» Data provided:

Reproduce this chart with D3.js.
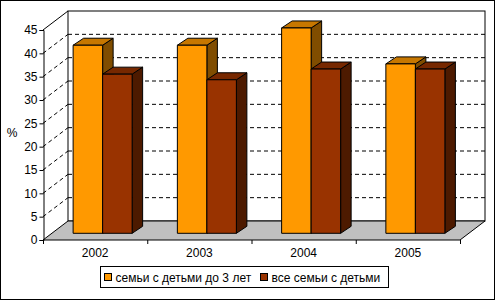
<!DOCTYPE html>
<html><head><meta charset="utf-8">
<script src="https://cdn.jsdelivr.net/npm/d3@7"></script>
<style>body{margin:0;background:#fff}svg{display:block}text{font-family:"Liberation Sans",Arial,sans-serif;font-size:12px;fill:#000}</style>
</head><body><svg id="c" width="495" height="300"></svg>
<script>
const years = ["2002", "2003", "2004", "2005"];
const seriesNames = ["семьи с детьми до 3 лет", "все семьи с детьми"];
const youngKids = [40.3, 40.3, 44.0, 36.3];
const allKids = [34.1, 32.9, 35.2, 35.2];
const yTicks = [0, 5, 10, 15, 20, 25, 30, 35, 40, 45];
const colors = ["#FF9900", "#993300"];

const svg = d3.select("#c");
const W = 495, H = 300;
const X0 = 43, X1 = 460, Y0 = 240, YT = 30;
const wall = {dx: 25, dy: -19};
const b0 = {dx: 7.5, dy: -6.7};
const bd = {dx: 10.5, dy: -7};
const FONT = '"Liberation Sans",Arial,sans-serif';

const y = d3.scaleLinear().domain([0, 45]).range([Y0, YT]);
const x = d3.scaleBand().domain(years).range([X0, X1]).padding(0);
const bw = x.bandwidth();
const groupW = bw * 0.566;
const xs = d3.scaleBand().domain([0, 1]).range([(bw - groupW) / 2, (bw + groupW) / 2]);

svg.append("rect").attr("x", 0.5).attr("y", 0.5).attr("width", W - 1).attr("height", H - 1)
  .attr("fill", "#fff").attr("stroke", "#000");

// back wall
svg.append("rect").attr("x", X0 + wall.dx).attr("y", y(45) + wall.dy)
  .attr("width", X1 - X0).attr("height", y(0) - y(45))
  .attr("fill", "#fff").attr("stroke", "#000");

// floor
const floorPts = [[X0, Y0], [X1, Y0], [X1 + wall.dx, Y0 + wall.dy], [X0 + wall.dx, Y0 + wall.dy]];
svg.append("polygon").attr("points", floorPts.map(p => p.join(",")).join(" "))
  .attr("fill", "#C0C0C0").attr("stroke", "#000");

// gridlines
const grid = yTicks.filter(t => t > 0 && t < 45);
svg.append("g").selectAll("line.bg").data(grid).join("line")
  .attr("x1", X0 + wall.dx).attr("x2", X1 + wall.dx)
  .attr("y1", d => y(d) + wall.dy).attr("y2", d => y(d) + wall.dy)
  .attr("stroke", "#000").attr("stroke-dasharray", "4,3");
svg.append("g").selectAll("line.lw").data(grid).join("line")
  .attr("x1", X0).attr("x2", X0 + wall.dx)
  .attr("y1", d => y(d)).attr("y2", d => y(d) + wall.dy)
  .attr("stroke", "#000").attr("stroke-dasharray", "4,3");
svg.append("line").attr("x1", X0).attr("y1", y(45)).attr("x2", X0 + wall.dx).attr("y2", y(45) + wall.dy).attr("stroke", "#000");

// axes
const yAxis = d3.axisLeft(y).tickValues(yTicks).tickSize(4).tickPadding(2);
const gy = svg.append("g").attr("transform", `translate(${X0 + 0.5},0)`).call(yAxis);
gy.select(".domain").attr("stroke", "#000");
gy.selectAll("text").style("font-size", "12px").style("font-family", FONT).attr("fill", "#000");

const xAxis = d3.axisBottom(x).tickSize(0).tickPadding(8);
const gx = svg.append("g").attr("transform", `translate(0,${Y0})`).call(xAxis);
gx.select(".domain").remove();
gx.selectAll("text").style("font-size", "12px").style("font-family", FONT).attr("fill", "#000");
const bounds = years.map(d => x(d)).concat([X1]);
svg.append("g").selectAll("line").data(bounds).join("line")
  .attr("x1", d => d + 0.5).attr("x2", d => d + 0.5).attr("y1", Y0).attr("y2", Y0 + 4).attr("stroke", "#000");

// bars
function shade(c, k) { const r = d3.rgb(c); return d3.rgb(r.r * k, r.g * k, r.b * k).formatHex(); }
const data = [];
years.forEach((yr, i) => { [youngKids, allKids].forEach((s, j) => data.push({yr, j, v: s[i]})); });
const bars = svg.append("g");
data.forEach(d => {
  const xl = x(d.yr) + xs(d.j) + b0.dx, xr = xl + xs.bandwidth();
  const yt = y(d.v) + b0.dy, yb = y(0) + b0.dy;
  const poly = pts => bars.append("polygon").attr("points", pts.map(p => p.join(",")).join(" "))
    .attr("stroke", "#000").attr("stroke-width", 1).attr("stroke-linejoin", "round");
  poly([[xr, yt], [xr + bd.dx, yt + bd.dy], [xr + bd.dx, yb + bd.dy], [xr, yb]]).attr("fill", shade(colors[d.j], 0.5));
  poly([[xl, yt], [xl + bd.dx, yt + bd.dy], [xr + bd.dx, yt + bd.dy], [xr, yt]]).attr("fill", shade(colors[d.j], 0.78));
  poly([[xl, yt], [xr, yt], [xr, yb], [xl, yb]]).attr("fill", colors[d.j]);
});

// % label
svg.append("text").attr("x", 12).attr("y", 137).attr("text-anchor", "middle").attr("fill", "#000").text("%");

// legend
const lg = svg.append("g");
lg.append("rect").attr("x", 100.5).attr("y", 266.5).attr("width", 288).attr("height", 21).attr("fill", "#fff").attr("stroke", "#000");
const lx = [104.5, 260.5];
seriesNames.forEach((n, i) => {
  lg.append("rect").attr("x", lx[i]).attr("y", 273.5).attr("width", 7).attr("height", 7).attr("fill", colors[i]).attr("stroke", "#000");
  lg.append("text").attr("x", lx[i] + 11).attr("y", 281.5).attr("fill", "#000").text(n);
});
</script></body></html>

» Work instructions: Send back the data above word for word, with the pictures left out.

» Reply:
Reproduce this chart with D3.js.
<!DOCTYPE html>
<html><head><meta charset="utf-8">
<script src="https://cdn.jsdelivr.net/npm/d3@7"></script>
<style>body{margin:0;background:#fff}svg{display:block}text{font-family:"Liberation Sans",Arial,sans-serif;font-size:12px;fill:#000}</style>
</head><body><svg id="c" width="495" height="300"></svg>
<script>
const years = ["2002", "2003", "2004", "2005"];
const seriesNames = ["семьи с детьми до 3 лет", "все семьи с детьми"];
const youngKids = [40.3, 40.3, 44.0, 36.3];
const allKids = [34.1, 32.9, 35.2, 35.2];
const yTicks = [0, 5, 10, 15, 20, 25, 30, 35, 40, 45];
const colors = ["#FF9900", "#993300"];

const svg = d3.select("#c");
const W = 495, H = 300;
const X0 = 43, X1 = 460, Y0 = 240, YT = 30;
const wall = {dx: 25, dy: -19};
const b0 = {dx: 7.5, dy: -6.7};
const bd = {dx: 10.5, dy: -7};
const FONT = '"Liberation Sans",Arial,sans-serif';

const y = d3.scaleLinear().domain([0, 45]).range([Y0, YT]);
const x = d3.scaleBand().domain(years).range([X0, X1]).padding(0);
const bw = x.bandwidth();
const groupW = bw * 0.566;
const xs = d3.scaleBand().domain([0, 1]).range([(bw - groupW) / 2, (bw + groupW) / 2]);

svg.append("rect").attr("x", 0.5).attr("y", 0.5).attr("width", W - 1).attr("height", H - 1)
  .attr("fill", "#fff").attr("stroke", "#000");

// back wall
svg.append("rect").attr("x", X0 + wall.dx).attr("y", y(45) + wall.dy)
  .attr("width", X1 - X0).attr("height", y(0) - y(45))
  .attr("fill", "#fff").attr("stroke", "#000");

// floor
const floorPts = [[X0, Y0], [X1, Y0], [X1 + wall.dx, Y0 + wall.dy], [X0 + wall.dx, Y0 + wall.dy]];
svg.append("polygon").attr("points", floorPts.map(p => p.join(",")).join(" "))
  .attr("fill", "#C0C0C0").attr("stroke", "#000");

// gridlines
const grid = yTicks.filter(t => t > 0 && t < 45);
svg.append("g").selectAll("line.bg").data(grid).join("line")
  .attr("x1", X0 + wall.dx).attr("x2", X1 + wall.dx)
  .attr("y1", d => y(d) + wall.dy).attr("y2", d => y(d) + wall.dy)
  .attr("stroke", "#000").attr("stroke-dasharray", "4,3");
svg.append("g").selectAll("line.lw").data(grid).join("line")
  .attr("x1", X0).attr("x2", X0 + wall.dx)
  .attr("y1", d => y(d)).attr("y2", d => y(d) + wall.dy)
  .attr("stroke", "#000").attr("stroke-dasharray", "4,3");
svg.append("line").attr("x1", X0).attr("y1", y(45)).attr("x2", X0 + wall.dx).attr("y2", y(45) + wall.dy).attr("stroke", "#000");

// axes
const yAxis = d3.axisLeft(y).tickValues(yTicks).tickSize(4).tickPadding(2);
const gy = svg.append("g").attr("transform", `translate(${X0 + 0.5},0)`).call(yAxis);
gy.select(".domain").attr("stroke", "#000");
gy.selectAll("text").style("font-size", "12px").style("font-family", FONT).attr("fill", "#000");

const xAxis = d3.axisBottom(x).tickSize(0).tickPadding(8);
const gx = svg.append("g").attr("transform", `translate(0,${Y0})`).call(xAxis);
gx.select(".domain").remove();
gx.selectAll("text").style("font-size", "12px").style("font-family", FONT).attr("fill", "#000");
const bounds = years.map(d => x(d)).concat([X1]);
svg.append("g").selectAll("line").data(bounds).join("line")
  .attr("x1", d => d + 0.5).attr("x2", d => d + 0.5).attr("y1", Y0).attr("y2", Y0 + 4).attr("stroke", "#000");

// bars
function shade(c, k) { const r = d3.rgb(c); return d3.rgb(r.r * k, r.g * k, r.b * k).formatHex(); }
const data = [];
years.forEach((yr, i) => { [youngKids, allKids].forEach((s, j) => data.push({yr, j, v: s[i]})); });
const bars = svg.append("g");
data.forEach(d => {
  const xl = x(d.yr) + xs(d.j) + b0.dx, xr = xl + xs.bandwidth();
  const yt = y(d.v) + b0.dy, yb = y(0) + b0.dy;
  const poly = pts => bars.append("polygon").attr("points", pts.map(p => p.join(",")).join(" "))
    .attr("stroke", "#000").attr("stroke-width", 1).attr("stroke-linejoin", "round");
  poly([[xr, yt], [xr + bd.dx, yt + bd.dy], [xr + bd.dx, yb + bd.dy], [xr, yb]]).attr("fill", shade(colors[d.j], 0.5));
  poly([[xl, yt], [xl + bd.dx, yt + bd.dy], [xr + bd.dx, yt + bd.dy], [xr, yt]]).attr("fill", shade(colors[d.j], 0.78));
  poly([[xl, yt], [xr, yt], [xr, yb], [xl, yb]]).attr("fill", colors[d.j]);
});

// % label
svg.append("text").attr("x", 12).attr("y", 137).attr("text-anchor", "middle").attr("fill", "#000").text("%");

// legend
const lg = svg.append("g");
lg.append("rect").attr("x", 100.5).attr("y", 266.5).attr("width", 288).attr("height", 21).attr("fill", "#fff").attr("stroke", "#000");
const lx = [104.5, 260.5];
seriesNames.forEach((n, i) => {
  lg.append("rect").attr("x", lx[i]).attr("y", 273.5).attr("width", 7).attr("height", 7).attr("fill", colors[i]).attr("stroke", "#000");
  lg.append("text").attr("x", lx[i] + 11).attr("y", 281.5).attr("fill", "#000").text(n);
});
</script></body></html>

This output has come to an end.